Records with drawing code:
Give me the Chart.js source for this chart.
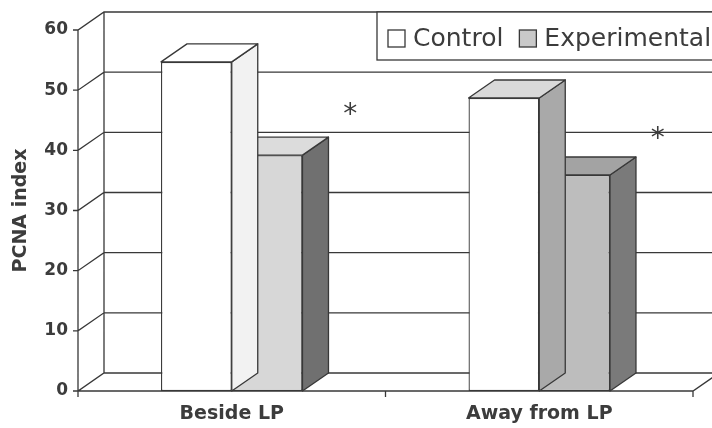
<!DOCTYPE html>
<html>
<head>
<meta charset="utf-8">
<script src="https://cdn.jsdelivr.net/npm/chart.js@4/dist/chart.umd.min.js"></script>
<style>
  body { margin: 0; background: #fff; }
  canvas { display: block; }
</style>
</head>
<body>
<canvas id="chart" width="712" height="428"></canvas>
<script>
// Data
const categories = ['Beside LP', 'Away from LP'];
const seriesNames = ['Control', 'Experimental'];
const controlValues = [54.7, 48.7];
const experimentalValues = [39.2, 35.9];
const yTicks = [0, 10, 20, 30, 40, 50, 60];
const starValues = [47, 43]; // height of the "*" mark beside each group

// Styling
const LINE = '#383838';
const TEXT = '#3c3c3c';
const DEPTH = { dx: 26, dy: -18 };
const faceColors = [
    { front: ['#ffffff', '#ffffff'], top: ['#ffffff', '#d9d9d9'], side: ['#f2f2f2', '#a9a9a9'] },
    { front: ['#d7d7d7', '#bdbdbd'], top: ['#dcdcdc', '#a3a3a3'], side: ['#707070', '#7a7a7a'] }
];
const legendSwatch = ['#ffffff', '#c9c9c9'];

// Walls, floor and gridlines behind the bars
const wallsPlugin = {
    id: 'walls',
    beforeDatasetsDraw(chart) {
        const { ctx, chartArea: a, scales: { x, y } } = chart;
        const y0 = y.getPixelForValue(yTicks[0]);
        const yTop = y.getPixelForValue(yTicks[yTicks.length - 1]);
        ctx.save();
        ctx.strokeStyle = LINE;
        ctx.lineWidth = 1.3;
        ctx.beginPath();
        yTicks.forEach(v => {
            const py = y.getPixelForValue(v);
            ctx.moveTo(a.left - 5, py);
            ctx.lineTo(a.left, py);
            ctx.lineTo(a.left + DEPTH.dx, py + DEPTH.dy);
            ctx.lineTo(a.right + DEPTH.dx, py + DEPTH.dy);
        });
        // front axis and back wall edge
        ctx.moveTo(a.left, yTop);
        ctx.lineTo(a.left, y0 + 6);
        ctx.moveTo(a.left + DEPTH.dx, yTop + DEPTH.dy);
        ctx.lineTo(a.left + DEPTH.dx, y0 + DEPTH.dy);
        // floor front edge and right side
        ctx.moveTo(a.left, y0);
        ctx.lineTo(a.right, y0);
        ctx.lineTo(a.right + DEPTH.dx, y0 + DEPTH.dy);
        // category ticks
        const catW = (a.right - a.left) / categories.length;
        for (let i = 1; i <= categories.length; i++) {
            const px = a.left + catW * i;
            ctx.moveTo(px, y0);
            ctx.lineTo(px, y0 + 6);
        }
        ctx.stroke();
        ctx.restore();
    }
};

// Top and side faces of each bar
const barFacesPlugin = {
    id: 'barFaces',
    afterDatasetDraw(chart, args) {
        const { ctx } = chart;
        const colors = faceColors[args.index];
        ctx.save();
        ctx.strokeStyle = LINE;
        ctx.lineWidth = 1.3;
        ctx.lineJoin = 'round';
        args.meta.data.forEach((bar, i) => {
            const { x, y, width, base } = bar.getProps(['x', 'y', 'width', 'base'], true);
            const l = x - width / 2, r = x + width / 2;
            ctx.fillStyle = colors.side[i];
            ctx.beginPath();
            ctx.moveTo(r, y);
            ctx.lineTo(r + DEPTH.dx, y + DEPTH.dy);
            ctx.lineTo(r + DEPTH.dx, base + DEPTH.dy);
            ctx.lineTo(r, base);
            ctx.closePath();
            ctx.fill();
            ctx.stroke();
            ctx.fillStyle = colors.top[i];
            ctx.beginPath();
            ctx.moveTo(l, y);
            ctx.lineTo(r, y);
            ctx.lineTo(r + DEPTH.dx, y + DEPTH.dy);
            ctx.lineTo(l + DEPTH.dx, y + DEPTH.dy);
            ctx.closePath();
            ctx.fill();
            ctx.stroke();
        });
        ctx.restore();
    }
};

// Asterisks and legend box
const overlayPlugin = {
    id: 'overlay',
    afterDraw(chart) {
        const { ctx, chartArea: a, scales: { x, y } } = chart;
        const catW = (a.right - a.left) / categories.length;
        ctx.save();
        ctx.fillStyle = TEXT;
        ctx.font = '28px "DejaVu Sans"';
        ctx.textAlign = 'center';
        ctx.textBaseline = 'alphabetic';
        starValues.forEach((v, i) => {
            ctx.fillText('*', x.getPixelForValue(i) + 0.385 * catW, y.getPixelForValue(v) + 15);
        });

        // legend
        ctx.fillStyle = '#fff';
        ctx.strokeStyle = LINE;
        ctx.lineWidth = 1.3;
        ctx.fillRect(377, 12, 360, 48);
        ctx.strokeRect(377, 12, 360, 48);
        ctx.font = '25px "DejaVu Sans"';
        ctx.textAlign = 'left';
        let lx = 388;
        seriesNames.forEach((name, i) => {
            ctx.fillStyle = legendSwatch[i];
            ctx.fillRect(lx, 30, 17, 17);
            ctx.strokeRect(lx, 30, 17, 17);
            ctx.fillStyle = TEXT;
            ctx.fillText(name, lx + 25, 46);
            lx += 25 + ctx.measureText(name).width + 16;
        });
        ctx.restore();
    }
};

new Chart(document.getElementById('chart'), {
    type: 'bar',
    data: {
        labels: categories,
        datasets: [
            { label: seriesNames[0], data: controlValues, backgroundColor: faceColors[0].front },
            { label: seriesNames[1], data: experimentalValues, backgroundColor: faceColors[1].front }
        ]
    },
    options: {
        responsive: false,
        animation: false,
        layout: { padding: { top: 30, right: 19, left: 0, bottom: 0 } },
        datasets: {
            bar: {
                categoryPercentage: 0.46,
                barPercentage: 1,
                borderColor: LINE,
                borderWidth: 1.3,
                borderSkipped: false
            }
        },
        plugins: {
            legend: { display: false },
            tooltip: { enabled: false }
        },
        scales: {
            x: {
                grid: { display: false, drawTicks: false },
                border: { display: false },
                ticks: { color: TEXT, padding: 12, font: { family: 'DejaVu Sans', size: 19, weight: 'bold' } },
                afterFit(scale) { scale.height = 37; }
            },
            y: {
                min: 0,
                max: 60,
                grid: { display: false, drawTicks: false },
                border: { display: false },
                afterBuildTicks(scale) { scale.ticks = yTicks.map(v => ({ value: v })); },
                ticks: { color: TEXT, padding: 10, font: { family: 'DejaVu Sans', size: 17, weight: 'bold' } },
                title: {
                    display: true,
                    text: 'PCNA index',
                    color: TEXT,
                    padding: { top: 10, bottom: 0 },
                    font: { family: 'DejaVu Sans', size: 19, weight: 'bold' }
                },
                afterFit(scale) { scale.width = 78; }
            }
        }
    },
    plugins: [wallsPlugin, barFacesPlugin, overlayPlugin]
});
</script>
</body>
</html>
==
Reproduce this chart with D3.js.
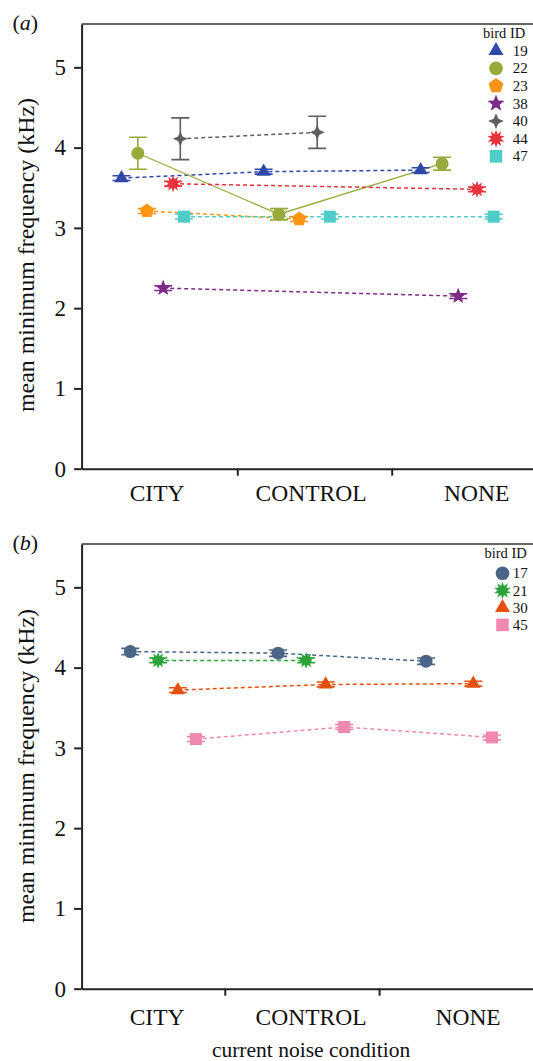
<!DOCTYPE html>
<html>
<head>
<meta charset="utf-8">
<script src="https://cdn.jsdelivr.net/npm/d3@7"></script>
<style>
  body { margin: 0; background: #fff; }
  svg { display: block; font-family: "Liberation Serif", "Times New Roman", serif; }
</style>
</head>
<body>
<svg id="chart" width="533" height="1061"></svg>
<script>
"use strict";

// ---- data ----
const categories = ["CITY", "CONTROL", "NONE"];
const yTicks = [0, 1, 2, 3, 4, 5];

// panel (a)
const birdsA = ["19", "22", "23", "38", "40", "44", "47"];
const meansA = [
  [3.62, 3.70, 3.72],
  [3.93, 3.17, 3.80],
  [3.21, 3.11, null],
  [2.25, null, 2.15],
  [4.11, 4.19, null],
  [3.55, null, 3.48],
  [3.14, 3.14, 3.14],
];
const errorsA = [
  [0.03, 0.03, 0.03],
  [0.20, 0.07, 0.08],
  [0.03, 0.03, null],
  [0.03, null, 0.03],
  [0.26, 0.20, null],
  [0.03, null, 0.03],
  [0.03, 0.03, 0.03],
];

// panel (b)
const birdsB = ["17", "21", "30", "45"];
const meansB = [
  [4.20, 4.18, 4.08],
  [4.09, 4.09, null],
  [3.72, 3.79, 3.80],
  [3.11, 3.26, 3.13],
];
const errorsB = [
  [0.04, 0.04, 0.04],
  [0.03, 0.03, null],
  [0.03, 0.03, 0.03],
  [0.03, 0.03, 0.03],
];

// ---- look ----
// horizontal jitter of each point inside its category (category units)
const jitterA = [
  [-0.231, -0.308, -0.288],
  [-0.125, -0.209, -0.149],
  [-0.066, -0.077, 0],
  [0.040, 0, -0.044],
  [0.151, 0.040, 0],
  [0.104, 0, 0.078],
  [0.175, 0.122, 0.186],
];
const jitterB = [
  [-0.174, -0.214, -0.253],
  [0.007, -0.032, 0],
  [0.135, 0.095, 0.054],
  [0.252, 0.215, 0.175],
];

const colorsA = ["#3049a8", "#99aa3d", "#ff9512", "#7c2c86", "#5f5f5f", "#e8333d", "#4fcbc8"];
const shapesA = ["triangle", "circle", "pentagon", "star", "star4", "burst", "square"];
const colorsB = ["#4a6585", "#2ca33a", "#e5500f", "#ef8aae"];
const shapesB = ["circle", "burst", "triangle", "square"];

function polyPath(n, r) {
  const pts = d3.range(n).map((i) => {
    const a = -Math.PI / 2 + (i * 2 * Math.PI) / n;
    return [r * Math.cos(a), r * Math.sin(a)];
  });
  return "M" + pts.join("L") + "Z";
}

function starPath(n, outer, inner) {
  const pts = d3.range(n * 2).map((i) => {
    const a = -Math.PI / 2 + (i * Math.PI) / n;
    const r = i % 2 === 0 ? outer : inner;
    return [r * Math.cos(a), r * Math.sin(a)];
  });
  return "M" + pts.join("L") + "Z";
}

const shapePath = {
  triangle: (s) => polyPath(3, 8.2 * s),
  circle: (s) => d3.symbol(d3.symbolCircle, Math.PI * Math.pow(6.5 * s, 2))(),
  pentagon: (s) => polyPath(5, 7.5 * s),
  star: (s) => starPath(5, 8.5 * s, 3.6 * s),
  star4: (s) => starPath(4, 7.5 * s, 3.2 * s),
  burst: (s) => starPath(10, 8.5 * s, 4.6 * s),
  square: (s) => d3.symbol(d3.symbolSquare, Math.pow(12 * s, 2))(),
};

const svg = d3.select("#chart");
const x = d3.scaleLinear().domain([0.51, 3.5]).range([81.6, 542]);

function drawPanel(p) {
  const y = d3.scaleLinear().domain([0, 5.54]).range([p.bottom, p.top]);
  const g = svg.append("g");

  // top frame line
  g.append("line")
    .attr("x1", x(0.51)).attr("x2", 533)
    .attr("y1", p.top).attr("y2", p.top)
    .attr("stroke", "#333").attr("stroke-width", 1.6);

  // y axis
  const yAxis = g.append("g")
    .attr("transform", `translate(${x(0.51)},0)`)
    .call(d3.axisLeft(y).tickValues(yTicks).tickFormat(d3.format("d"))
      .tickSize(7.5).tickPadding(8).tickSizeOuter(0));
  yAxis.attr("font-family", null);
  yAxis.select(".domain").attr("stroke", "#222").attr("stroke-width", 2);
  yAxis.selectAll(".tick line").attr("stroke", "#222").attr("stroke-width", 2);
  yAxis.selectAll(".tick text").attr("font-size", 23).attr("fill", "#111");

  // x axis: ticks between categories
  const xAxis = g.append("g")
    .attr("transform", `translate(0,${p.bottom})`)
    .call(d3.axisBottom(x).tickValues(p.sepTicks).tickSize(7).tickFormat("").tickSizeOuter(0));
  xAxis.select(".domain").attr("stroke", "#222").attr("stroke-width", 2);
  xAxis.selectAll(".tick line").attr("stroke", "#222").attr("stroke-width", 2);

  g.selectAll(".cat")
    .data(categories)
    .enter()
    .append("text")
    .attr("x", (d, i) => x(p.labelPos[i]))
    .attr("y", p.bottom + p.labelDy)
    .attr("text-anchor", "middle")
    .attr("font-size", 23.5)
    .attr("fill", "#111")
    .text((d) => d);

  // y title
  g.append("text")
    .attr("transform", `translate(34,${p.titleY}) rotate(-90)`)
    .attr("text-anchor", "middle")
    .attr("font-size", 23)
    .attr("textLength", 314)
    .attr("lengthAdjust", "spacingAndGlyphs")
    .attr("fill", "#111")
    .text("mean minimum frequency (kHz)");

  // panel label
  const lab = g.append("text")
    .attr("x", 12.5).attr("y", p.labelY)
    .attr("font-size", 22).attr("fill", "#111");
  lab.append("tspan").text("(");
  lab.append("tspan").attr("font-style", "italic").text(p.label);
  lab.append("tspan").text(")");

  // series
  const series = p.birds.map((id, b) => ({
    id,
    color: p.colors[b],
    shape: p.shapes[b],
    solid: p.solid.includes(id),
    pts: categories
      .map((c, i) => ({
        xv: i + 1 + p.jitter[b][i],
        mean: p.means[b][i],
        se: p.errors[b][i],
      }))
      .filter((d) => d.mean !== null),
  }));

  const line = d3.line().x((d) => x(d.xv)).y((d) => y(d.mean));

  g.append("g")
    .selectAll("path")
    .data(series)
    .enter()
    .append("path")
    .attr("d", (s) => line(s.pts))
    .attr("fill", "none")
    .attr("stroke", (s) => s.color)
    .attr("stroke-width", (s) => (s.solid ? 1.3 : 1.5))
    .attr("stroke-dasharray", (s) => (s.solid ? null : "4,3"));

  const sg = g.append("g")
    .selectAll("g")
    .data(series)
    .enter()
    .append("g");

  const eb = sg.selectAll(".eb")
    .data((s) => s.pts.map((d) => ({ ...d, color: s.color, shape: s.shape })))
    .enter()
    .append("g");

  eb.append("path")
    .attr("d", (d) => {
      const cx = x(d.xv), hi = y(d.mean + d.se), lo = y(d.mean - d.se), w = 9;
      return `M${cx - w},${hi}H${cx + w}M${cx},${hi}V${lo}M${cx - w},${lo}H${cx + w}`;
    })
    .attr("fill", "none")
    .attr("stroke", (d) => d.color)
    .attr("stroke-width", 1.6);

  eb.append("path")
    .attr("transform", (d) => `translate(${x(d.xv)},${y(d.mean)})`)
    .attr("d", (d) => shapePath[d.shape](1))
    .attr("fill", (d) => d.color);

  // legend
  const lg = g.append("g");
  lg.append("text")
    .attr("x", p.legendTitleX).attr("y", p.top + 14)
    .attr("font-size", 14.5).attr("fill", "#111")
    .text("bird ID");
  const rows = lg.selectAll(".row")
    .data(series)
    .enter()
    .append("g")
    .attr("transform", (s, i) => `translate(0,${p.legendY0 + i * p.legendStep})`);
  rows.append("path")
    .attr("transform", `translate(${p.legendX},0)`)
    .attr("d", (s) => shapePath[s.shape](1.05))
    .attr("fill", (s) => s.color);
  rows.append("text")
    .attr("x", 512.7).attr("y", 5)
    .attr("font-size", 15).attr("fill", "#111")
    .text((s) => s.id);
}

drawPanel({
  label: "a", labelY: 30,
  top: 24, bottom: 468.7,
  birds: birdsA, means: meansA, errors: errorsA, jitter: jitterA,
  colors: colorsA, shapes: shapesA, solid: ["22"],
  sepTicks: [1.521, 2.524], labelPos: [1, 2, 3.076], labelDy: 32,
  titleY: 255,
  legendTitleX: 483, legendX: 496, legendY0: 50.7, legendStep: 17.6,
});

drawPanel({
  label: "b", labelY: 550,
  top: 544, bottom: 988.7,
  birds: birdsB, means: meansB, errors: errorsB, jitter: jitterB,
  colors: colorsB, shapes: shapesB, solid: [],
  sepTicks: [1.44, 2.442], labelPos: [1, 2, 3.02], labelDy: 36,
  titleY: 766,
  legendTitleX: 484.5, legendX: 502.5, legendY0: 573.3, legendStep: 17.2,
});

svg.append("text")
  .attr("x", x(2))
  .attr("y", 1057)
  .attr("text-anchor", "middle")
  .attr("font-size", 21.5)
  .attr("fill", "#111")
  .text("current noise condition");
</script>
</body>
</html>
...
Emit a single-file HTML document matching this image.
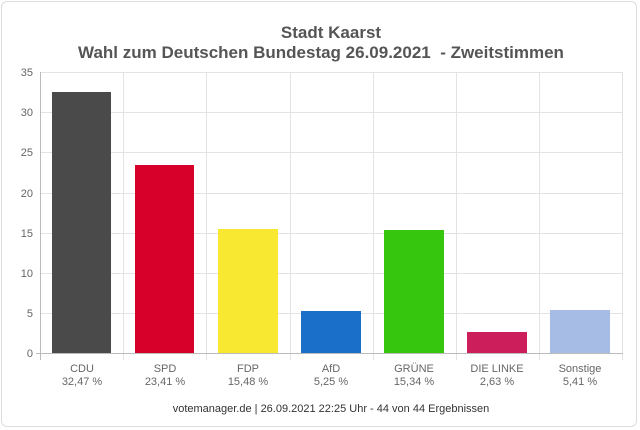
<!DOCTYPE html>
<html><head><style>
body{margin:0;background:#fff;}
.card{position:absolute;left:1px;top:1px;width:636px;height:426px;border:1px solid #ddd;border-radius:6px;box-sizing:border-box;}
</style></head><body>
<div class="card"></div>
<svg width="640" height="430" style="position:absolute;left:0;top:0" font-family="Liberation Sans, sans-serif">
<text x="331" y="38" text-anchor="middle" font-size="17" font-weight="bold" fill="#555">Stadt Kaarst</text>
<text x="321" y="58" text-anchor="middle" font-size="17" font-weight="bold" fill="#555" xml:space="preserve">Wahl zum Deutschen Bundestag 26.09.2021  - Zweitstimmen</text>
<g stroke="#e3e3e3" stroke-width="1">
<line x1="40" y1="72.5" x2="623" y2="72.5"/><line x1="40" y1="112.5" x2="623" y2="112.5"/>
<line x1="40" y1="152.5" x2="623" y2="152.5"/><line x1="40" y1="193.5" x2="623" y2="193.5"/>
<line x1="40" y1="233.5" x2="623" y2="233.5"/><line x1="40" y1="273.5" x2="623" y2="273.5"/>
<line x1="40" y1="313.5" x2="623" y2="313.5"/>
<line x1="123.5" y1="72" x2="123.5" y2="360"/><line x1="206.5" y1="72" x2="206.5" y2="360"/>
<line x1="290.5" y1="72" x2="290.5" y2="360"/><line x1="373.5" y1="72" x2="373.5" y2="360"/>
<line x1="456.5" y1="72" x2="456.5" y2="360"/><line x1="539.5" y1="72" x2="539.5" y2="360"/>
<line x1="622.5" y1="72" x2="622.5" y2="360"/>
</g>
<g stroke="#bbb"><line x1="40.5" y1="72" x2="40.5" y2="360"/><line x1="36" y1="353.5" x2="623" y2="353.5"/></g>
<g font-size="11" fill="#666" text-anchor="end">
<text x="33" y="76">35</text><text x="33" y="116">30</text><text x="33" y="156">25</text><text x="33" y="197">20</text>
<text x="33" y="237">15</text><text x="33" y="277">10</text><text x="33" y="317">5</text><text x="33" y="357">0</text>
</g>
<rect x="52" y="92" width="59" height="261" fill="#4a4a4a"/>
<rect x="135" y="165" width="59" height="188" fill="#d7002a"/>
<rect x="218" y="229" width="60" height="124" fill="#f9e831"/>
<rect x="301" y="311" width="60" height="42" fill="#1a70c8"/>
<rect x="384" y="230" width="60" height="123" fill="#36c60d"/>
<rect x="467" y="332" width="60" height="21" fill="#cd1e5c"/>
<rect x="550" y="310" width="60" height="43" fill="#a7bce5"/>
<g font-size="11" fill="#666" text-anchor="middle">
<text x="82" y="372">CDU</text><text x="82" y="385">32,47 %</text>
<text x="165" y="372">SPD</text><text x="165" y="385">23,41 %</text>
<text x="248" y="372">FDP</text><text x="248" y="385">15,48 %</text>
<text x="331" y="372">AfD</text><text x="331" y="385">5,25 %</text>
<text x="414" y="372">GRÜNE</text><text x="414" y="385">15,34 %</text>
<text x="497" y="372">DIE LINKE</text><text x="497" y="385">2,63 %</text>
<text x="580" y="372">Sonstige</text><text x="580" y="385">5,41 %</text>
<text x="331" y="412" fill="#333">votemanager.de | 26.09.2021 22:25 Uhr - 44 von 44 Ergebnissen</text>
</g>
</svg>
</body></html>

» To be done
Repeat the lines between those holding "Give me the Chart.js source for this chart." and "const starValues = [47, 43];", inclusive. Pictures stay out.

» Solution for this task
Give me the Chart.js source for this chart.
<!DOCTYPE html>
<html>
<head>
<meta charset="utf-8">
<script src="https://cdn.jsdelivr.net/npm/chart.js@4/dist/chart.umd.min.js"></script>
<style>
  body { margin: 0; background: #fff; }
  canvas { display: block; }
</style>
</head>
<body>
<canvas id="chart" width="712" height="428"></canvas>
<script>
// Data
const categories = ['Beside LP', 'Away from LP'];
const seriesNames = ['Control', 'Experimental'];
const controlValues = [54.7, 48.7];
const experimentalValues = [39.2, 35.9];
const yTicks = [0, 10, 20, 30, 40, 50, 60];
const starValues = [47, 43]; // height of the "*" mark beside each group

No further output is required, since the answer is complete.